One night I was laying on the couch watching the news with my parents. It was obvious to them that I was not feeling myself. To try and lift my spirits my mom said, “There's a bottle of your favorite wine in the fridge, why don’t you have a glass? It will make you feel better.”
I immediately shut down the suggestion, reiterating the advice she had given to me.
I knew I’d only be suppressing the emotions that were taking over my mind. Instead of numbing them with booze, like my mom had in the past, I had to allow myself to feel everything, remembering that this too shall pass.
Something else I learned? Fuck everyone and their opinions.
Turns out the phrase, “opinions are like assholes, everyone has one,” isn’t just a saying—especially when it comes to someone pressuring you to do something you don’t want to do. Hold your damn ground. If they call you a buzzkill, then so be it, you’ll survive.

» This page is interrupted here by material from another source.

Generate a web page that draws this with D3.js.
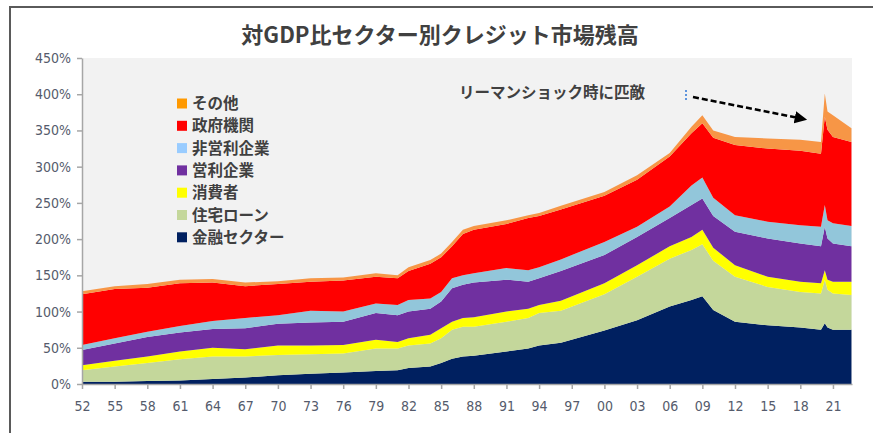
<!DOCTYPE html>
<html>
<head>
<meta charset="utf-8">
<script src="https://cdn.jsdelivr.net/npm/d3@7"></script>
<style>
  body { margin: 0; background: #fff; }
  svg text { font-family: "Noto Sans CJK JP", "Noto Sans", sans-serif; }
  .axis text { font-family: "DejaVu Sans Condensed", "DejaVu Sans", sans-serif; font-size: 14px; fill: #555b6c; }
  .axis path, .axis line { stroke: #a6a6a6; stroke-width: 1.5px; }
</style>
</head>
<body>
<svg id="chart" width="873" height="433"></svg>
<script>
// credit market debt by sector, % of GDP
var years = [1952,1955,1958,1961,1964,1967,1970,1973,1976,1979,
             1981,1982,1984,1985,1986,1987,1988,1991,1993,1994,
             1996,2000,2003,2006,2008,2009,2010,2012,2015,2018,
             2019.9,2020.25,2020.5,2021,2022.7];

var financial  = [3,3,4,5,7,9,12,14,16,18, 19,22,24,29,35,38,39,45,49,53, 57,74,88,107,116,121,102,86,81,78, 75,84,78,75,75];
var mortgage   = [16,21,25,29,31,29,28,27,26,31, 30,31,32,34,40,41,40,41,42,45, 44,50,60,66,69,72,68,62,53,49, 50,60,52,50,48];
var consumer   = [7,8,9,11,12,10,13,12,12,12, 9,10,12,14,11,12,13,14,13,11, 14,15,16,17,18,20,18,16,14,14, 14,13,14,16,18];
var corporate  = [21,24,27,26,26,29,30,32,32,37, 37,37,36,37,46,46,48,44,37,37, 41,39,39,39,44,43,44,46,53,53, 51,60,57,53,49];
var nonprofit  = [7,7,7,9,11,14,12,16,14,13, 14,16,14,13,14,13,13,16,16,15, 16,18,14,16,27,29,25,23,23,25, 27,30,25,28,28];
var government = [70,68,61,59,53,44,43,40,43,37, 37,40,48,48,44,57,60,61,72,71, 69,64,65,69,72,75,83,97,101,103, 101,122,125,119,116];
var other      = [4,4,5,5,5,5,4,5,4,5, 4,5,5,5,6,6,5,5,4,4, 5,5,6,5,9,11,10,11,14,15, 16,32,25,30,19];

// bottom to top
var keys = ["金融セクター","住宅ローン","消費者","営利企業","非営利企業","政府機関","その他"];
var seriesValues = [financial, mortgage, consumer, corporate, nonprofit, government, other];
var areaColors  = ["#002060","#c4d79b","#ffff00","#7030a0","#92c6da","#ff0000","#f79646"];
var legendColors = ["#002060","#c4d79b","#ffff00","#7030a0","#99ccff","#ff0000","#ff9900"];

var xTicks = d3.range(1952, 2022, 3);
var yTicks = d3.range(0, 451, 50);

var svg = d3.select("#chart");

// frame lines (top + left)
svg.append("path")
    .attr("d", "M10,433V7H873")
    .attr("fill", "none")
    .attr("stroke", "#5a5a5a")
    .attr("stroke-width", 2);

var x = d3.scaleLinear().domain([1952, 2022.75]).range([82, 852]);
var y = d3.scaleLinear().domain([0, 450]).range([384, 58]);

svg.append("rect")
    .attr("x", x.range()[0])
    .attr("y", y.range()[1])
    .attr("width", x.range()[1] - x.range()[0])
    .attr("height", y.range()[0] - y.range()[1])
    .attr("fill", "#f2f2f2");

// build rows for the stack
var rows = years.map(function(yr, i) {
  var r = {year: yr};
  keys.forEach(function(k, j) { r[k] = seriesValues[j][i]; });
  return r;
});

var stacked = d3.stack().keys(keys)(rows);

var area = d3.area()
    .x(function(d) { return x(d.data.year); })
    .y0(function(d) { return y(d[0]); })
    .y1(function(d) { return y(d[1]); });

svg.append("g")
  .selectAll("path")
  .data(stacked)
  .enter().append("path")
    .attr("d", area)
    .attr("fill", function(d, i) { return areaColors[i]; });

// axes
svg.append("g")
    .attr("class", "axis")
    .attr("transform", "translate(" + x.range()[0] + ",0)")
    .call(d3.axisLeft(y).tickValues(yTicks).tickSize(5).tickSizeOuter(0).tickPadding(6)
      .tickFormat(function(d) { return d + "%"; }));

svg.append("g")
    .attr("class", "axis")
    .attr("transform", "translate(0," + y.range()[0] + ")")
    .call(d3.axisBottom(x).tickValues(xTicks).tickSize(5).tickSizeOuter(0).tickPadding(12)
      .tickFormat(function(d) { return String(d).slice(2); }));

// title
svg.append("text")
    .attr("x", 440)
    .attr("y", 35)
    .attr("dy", "0.35em")
    .attr("text-anchor", "middle")
    .style("font-size", "22px")
    .style("font-weight", "bold")
    .attr("fill", "#404040")
    .text("対GDP比セクター別クレジット市場残高");

// legend, top item = top layer
var legendKeys = keys.slice().reverse();
var legend = svg.append("g")
    .attr("transform", "translate(177,103.5)");

var item = legend.selectAll("g")
    .data(legendKeys)
    .enter().append("g")
    .attr("transform", function(d, i) { return "translate(0," + (i * 22.3) + ")"; });

item.append("rect")
    .attr("x", 0)
    .attr("y", -5)
    .attr("width", 10)
    .attr("height", 10)
    .attr("fill", function(d) { return legendColors[keys.indexOf(d)]; });

item.append("text")
    .attr("x", 15)
    .attr("dy", "0.36em")
    .style("font-size", "15.5px")
    .style("font-weight", "bold")
    .attr("fill", "#404040")
    .text(function(d) { return d; });

// annotation
svg.append("text")
    .attr("x", 645)
    .attr("y", 93)
    .attr("dy", "0.35em")
    .attr("text-anchor", "end")
    .style("font-size", "15.5px")
    .style("font-weight", "bold")
    .attr("fill", "#404040")
    .text("リーマンショック時に匹敵");

svg.append("defs").append("marker")
    .attr("id", "arrow")
    .attr("viewBox", "0 0 10 10")
    .attr("refX", 5)
    .attr("refY", 5)
    .attr("markerWidth", 5)
    .attr("markerHeight", 5)
    .attr("orient", "auto")
  .append("path")
    .attr("d", "M0,0L10,5L0,10z")
    .attr("fill", "#000");

svg.append("line")
    .attr("x1", 693).attr("y1", 97)
    .attr("x2", 801).attr("y2", 118.5)
    .attr("stroke", "#000")
    .attr("stroke-width", 2.5)
    .attr("stroke-dasharray", "6,3")
    .attr("marker-end", "url(#arrow)");

svg.append("line")
    .attr("x1", 686).attr("y1", 90)
    .attr("x2", 686).attr("y2", 101)
    .attr("stroke", "#2e75d6")
    .attr("stroke-width", 1.5)
    .attr("stroke-dasharray", "2,2");
</script>
</body>
</html>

You know what you can handle, don’t lose trust in yourself.
I know first hand how hard it can be to hold your ground when friends want to party and you’re not feeling great mentally.
I know that numbing myself with booze creates a worse situation—so like I said—fuck everyone and their opinions; do what’s best for you bb!
Building an addiction-free life begins with you.
While I don’t currently struggle with addiction, the threat of alcoholism will always present. If I don’t take steps to be careful I could easily end up on the wrong path.
So to anyone with a parent battling addiction or if you are battling addiction yourself remember, every day is an obstacle, but every person has the strength to power through.
Learn from the journeys of others and adjust your actions as you see fit.
~Trust the good vibes and spread all the love!